# [WHAT IS EXPECTED]
Go through the material and write it all out exactly, minus the pictures.
━━━
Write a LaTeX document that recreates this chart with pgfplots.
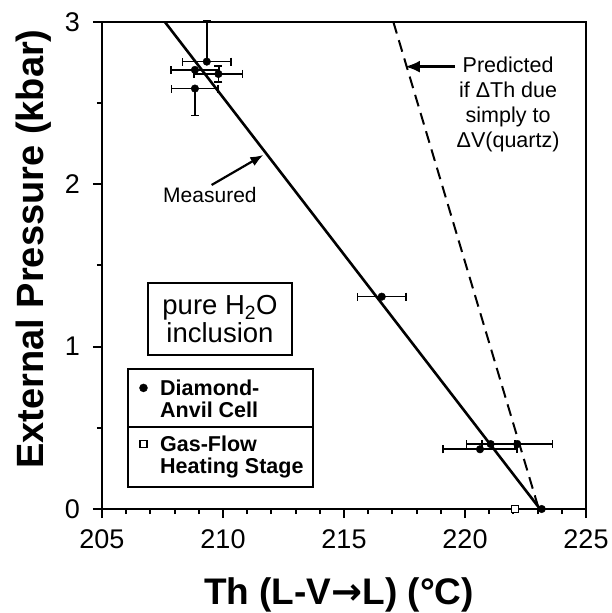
\documentclass[border=0pt]{standalone}
\usepackage{pgfplots}
\pgfplotsset{compat=1.18}
\usepackage{fontspec}
\setmainfont{Liberation Sans}
\newfontfamily\arrowfont{DejaVu Sans}
\usetikzlibrary{arrows.meta}

\begin{document}
\begin{tikzpicture}
\useasboundingbox (0,0) rectangle (612pt,613pt);
\begin{axis}[
    at={(102pt,104pt)}, anchor=south west,
    scale only axis, width=484pt, height=487pt,
    xmin=205, xmax=225, ymin=0, ymax=3,
    xtick={205,210,...,225}, ytick={0,1,2,3},
    minor x tick num=4, minor y tick num=1,
    xtick pos=bottom, ytick pos=left,
    tick align=outside,
    major tick length=9pt, minor tick length=5pt,
    tick style={black, line width=2pt},
    axis line style={line width=2.5pt},
    /pgf/number format/assume math mode=true,
    /pgf/number format/1000 sep={},
    ticklabel style={font=\fontsize{27}{27}\selectfont, inner sep=0pt},
    xticklabel style={anchor=north, yshift=-11pt},
    yticklabel style={anchor=east, xshift=-13pt},
    xlabel={Th (L-V{\arrowfont\bfseries →}L) (°C)},
    ylabel={External Pressure (kbar)},
    every axis x label/.style={at={(rel axis cs:0.4897,-0.1951)}, anchor=base,
        inner sep=0pt, font=\fontsize{37}{37}\bfseries\selectfont},
    every axis y label/.style={at={(rel axis cs:-0.1777,0.534)}, anchor=north, rotate=90,
        inner sep=0pt, font=\fontsize{38}{38}\bfseries\selectfont},
    clip=false,
    legend image code/.code={\draw[#1] plot coordinates {(0pt,-8pt)};},
    legend style={at={(axis cs:206.541,0.7965)}, anchor=north west,
        draw=none, fill=none, inner sep=0pt, row sep=17pt, column sep=12.7pt,
        font=\fontsize{21.5}{22}\bfseries\selectfont,
        nodes={inner sep=0pt}, cells={anchor=north west, align=left}},
]

% measured fit and predicted line
\addplot[forget plot, black, line width=2.6pt] coordinates {(207.6,3) (223.1,0)};
\addplot[forget plot, black, line width=2pt, dash pattern=on 12pt off 7pt] coordinates {(217.04,3) (223.05,0)};

% diamond-anvil cell, x errors only
\addplot[forget plot, black, only marks, mark=*, mark size=3.8pt,
    error bars/.cd, x dir=both, x explicit,
    error bar style={line width=1.6pt},
    error mark options={rotate=90, mark size=4pt, line width=1.6pt}]
coordinates {
    (208.84,2.705) +- (1.0,0)
    (216.56,1.308) +- (1.0,0)
    (220.62,0.368) +- (1.53,0)
    (221.06,0.40)  +- (1.0,0)
    (222.16,0.40)  +- (1.45,0)
};
\addplot[forget plot, black, only marks, mark=*, mark size=3.8pt,
    error bars/.cd, x dir=both, x explicit, y dir=plus, y explicit,
    error bar style={line width=1.6pt},
    error mark options={rotate=90, mark size=4pt, line width=1.6pt}]
coordinates {(209.33,2.756) +- (1.0,0.25)};
\addplot[forget plot, black, only marks, mark=*, mark size=3.8pt,
    error bars/.cd, x dir=both, x explicit, y dir=minus, y explicit,
    error bar style={line width=1.6pt},
    error mark options={rotate=90, mark size=4pt, line width=1.6pt}]
coordinates {(208.84,2.59) +- (0.96,0.165)};
\addplot[forget plot, black, only marks, mark=*, mark size=3.8pt,
    error bars/.cd, x dir=both, x explicit, y dir=both, y explicit,
    error bar style={line width=1.6pt},
    error mark options={rotate=90, mark size=4pt, line width=1.6pt}]
coordinates {(209.81,2.68) +- (1.0,0.05)};
\addplot[forget plot, black, only marks, mark=*, mark size=3.8pt] coordinates {(223.17,0)};

% gas-flow heating stage
\addplot[forget plot, black, only marks, mark=square*, mark size=3.5pt,
    mark options={fill=white, line width=1.5pt}] coordinates {(222.07,0)};

% annotations
\node[font=\fontsize{21.5}{25}\selectfont, align=center] at (axis cs:221.78,2.494)
    {Predicted\\if ΔTh due\\simply to\\ΔV(quartz)};
\draw[line width=2.5pt, -{Latex[length=15pt,width=12pt]}]
    (axis cs:219.59,2.725) -- (axis cs:217.52,2.725);
\node[font=\fontsize{21}{21}\selectfont] at (axis cs:209.46,1.934) {Measured};
\draw[line width=2.2pt, -{Latex[length=13pt,width=10pt]}]
    (axis cs:209.53,1.996) -- (axis cs:211.67,2.181);
\node[draw, line width=2pt, minimum width=143pt, minimum height=72pt, inner sep=0pt,
    align=center, font=\fontsize{27.5}{28.3}\selectfont] at (axis cs:209.876,1.169)
    {pure H\textsubscript{2}O\\inclusion};

% legend frame
\draw[line width=2pt] (axis cs:206.087,0.8606) rectangle (axis cs:213.731,0.1374);
\draw[line width=2pt] (axis cs:206.087,0.5033) -- (axis cs:213.731,0.5033);

\addlegendimage{black, only marks, mark=*, mark size=4pt}
\addlegendimage{black, only marks, mark=square, mark size=3.5pt, line width=1.6pt}
\legend{{Diamond-\\Anvil Cell}, {Gas-Flow\\Heating Stage}}
\end{axis}
\end{tikzpicture}
\end{document}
━━━
# [FINAL RESULT]
Write a LaTeX document that recreates this chart with pgfplots.
\documentclass[border=0pt]{standalone}
\usepackage{pgfplots}
\pgfplotsset{compat=1.18}
\usepackage{fontspec}
\setmainfont{Liberation Sans}
\newfontfamily\arrowfont{DejaVu Sans}
\usetikzlibrary{arrows.meta}

\begin{document}
\begin{tikzpicture}
\useasboundingbox (0,0) rectangle (612pt,613pt);
\begin{axis}[
    at={(102pt,104pt)}, anchor=south west,
    scale only axis, width=484pt, height=487pt,
    xmin=205, xmax=225, ymin=0, ymax=3,
    xtick={205,210,...,225}, ytick={0,1,2,3},
    minor x tick num=4, minor y tick num=1,
    xtick pos=bottom, ytick pos=left,
    tick align=outside,
    major tick length=9pt, minor tick length=5pt,
    tick style={black, line width=2pt},
    axis line style={line width=2.5pt},
    /pgf/number format/assume math mode=true,
    /pgf/number format/1000 sep={},
    ticklabel style={font=\fontsize{27}{27}\selectfont, inner sep=0pt},
    xticklabel style={anchor=north, yshift=-11pt},
    yticklabel style={anchor=east, xshift=-13pt},
    xlabel={Th (L-V{\arrowfont\bfseries →}L) (°C)},
    ylabel={External Pressure (kbar)},
    every axis x label/.style={at={(rel axis cs:0.4897,-0.1951)}, anchor=base,
        inner sep=0pt, font=\fontsize{37}{37}\bfseries\selectfont},
    every axis y label/.style={at={(rel axis cs:-0.1777,0.534)}, anchor=north, rotate=90,
        inner sep=0pt, font=\fontsize{38}{38}\bfseries\selectfont},
    clip=false,
    legend image code/.code={\draw[#1] plot coordinates {(0pt,-8pt)};},
    legend style={at={(axis cs:206.541,0.7965)}, anchor=north west,
        draw=none, fill=none, inner sep=0pt, row sep=17pt, column sep=12.7pt,
        font=\fontsize{21.5}{22}\bfseries\selectfont,
        nodes={inner sep=0pt}, cells={anchor=north west, align=left}},
]

% measured fit and predicted line
\addplot[forget plot, black, line width=2.6pt] coordinates {(207.6,3) (223.1,0)};
\addplot[forget plot, black, line width=2pt, dash pattern=on 12pt off 7pt] coordinates {(217.04,3) (223.05,0)};

% diamond-anvil cell, x errors only
\addplot[forget plot, black, only marks, mark=*, mark size=3.8pt,
    error bars/.cd, x dir=both, x explicit,
    error bar style={line width=1.6pt},
    error mark options={rotate=90, mark size=4pt, line width=1.6pt}]
coordinates {
    (208.84,2.705) +- (1.0,0)
    (216.56,1.308) +- (1.0,0)
    (220.62,0.368) +- (1.53,0)
    (221.06,0.40)  +- (1.0,0)
    (222.16,0.40)  +- (1.45,0)
};
\addplot[forget plot, black, only marks, mark=*, mark size=3.8pt,
    error bars/.cd, x dir=both, x explicit, y dir=plus, y explicit,
    error bar style={line width=1.6pt},
    error mark options={rotate=90, mark size=4pt, line width=1.6pt}]
coordinates {(209.33,2.756) +- (1.0,0.25)};
\addplot[forget plot, black, only marks, mark=*, mark size=3.8pt,
    error bars/.cd, x dir=both, x explicit, y dir=minus, y explicit,
    error bar style={line width=1.6pt},
    error mark options={rotate=90, mark size=4pt, line width=1.6pt}]
coordinates {(208.84,2.59) +- (0.96,0.165)};
\addplot[forget plot, black, only marks, mark=*, mark size=3.8pt,
    error bars/.cd, x dir=both, x explicit, y dir=both, y explicit,
    error bar style={line width=1.6pt},
    error mark options={rotate=90, mark size=4pt, line width=1.6pt}]
coordinates {(209.81,2.68) +- (1.0,0.05)};
\addplot[forget plot, black, only marks, mark=*, mark size=3.8pt] coordinates {(223.17,0)};

% gas-flow heating stage
\addplot[forget plot, black, only marks, mark=square*, mark size=3.5pt,
    mark options={fill=white, line width=1.5pt}] coordinates {(222.07,0)};

% annotations
\node[font=\fontsize{21.5}{25}\selectfont, align=center] at (axis cs:221.78,2.494)
    {Predicted\\if ΔTh due\\simply to\\ΔV(quartz)};
\draw[line width=2.5pt, -{Latex[length=15pt,width=12pt]}]
    (axis cs:219.59,2.725) -- (axis cs:217.52,2.725);
\node[font=\fontsize{21}{21}\selectfont] at (axis cs:209.46,1.934) {Measured};
\draw[line width=2.2pt, -{Latex[length=13pt,width=10pt]}]
    (axis cs:209.53,1.996) -- (axis cs:211.67,2.181);
\node[draw, line width=2pt, minimum width=143pt, minimum height=72pt, inner sep=0pt,
    align=center, font=\fontsize{27.5}{28.3}\selectfont] at (axis cs:209.876,1.169)
    {pure H\textsubscript{2}O\\inclusion};

% legend frame
\draw[line width=2pt] (axis cs:206.087,0.8606) rectangle (axis cs:213.731,0.1374);
\draw[line width=2pt] (axis cs:206.087,0.5033) -- (axis cs:213.731,0.5033);

\addlegendimage{black, only marks, mark=*, mark size=4pt}
\addlegendimage{black, only marks, mark=square, mark size=3.5pt, line width=1.6pt}
\legend{{Diamond-\\Anvil Cell}, {Gas-Flow\\Heating Stage}}
\end{axis}
\end{tikzpicture}
\end{document}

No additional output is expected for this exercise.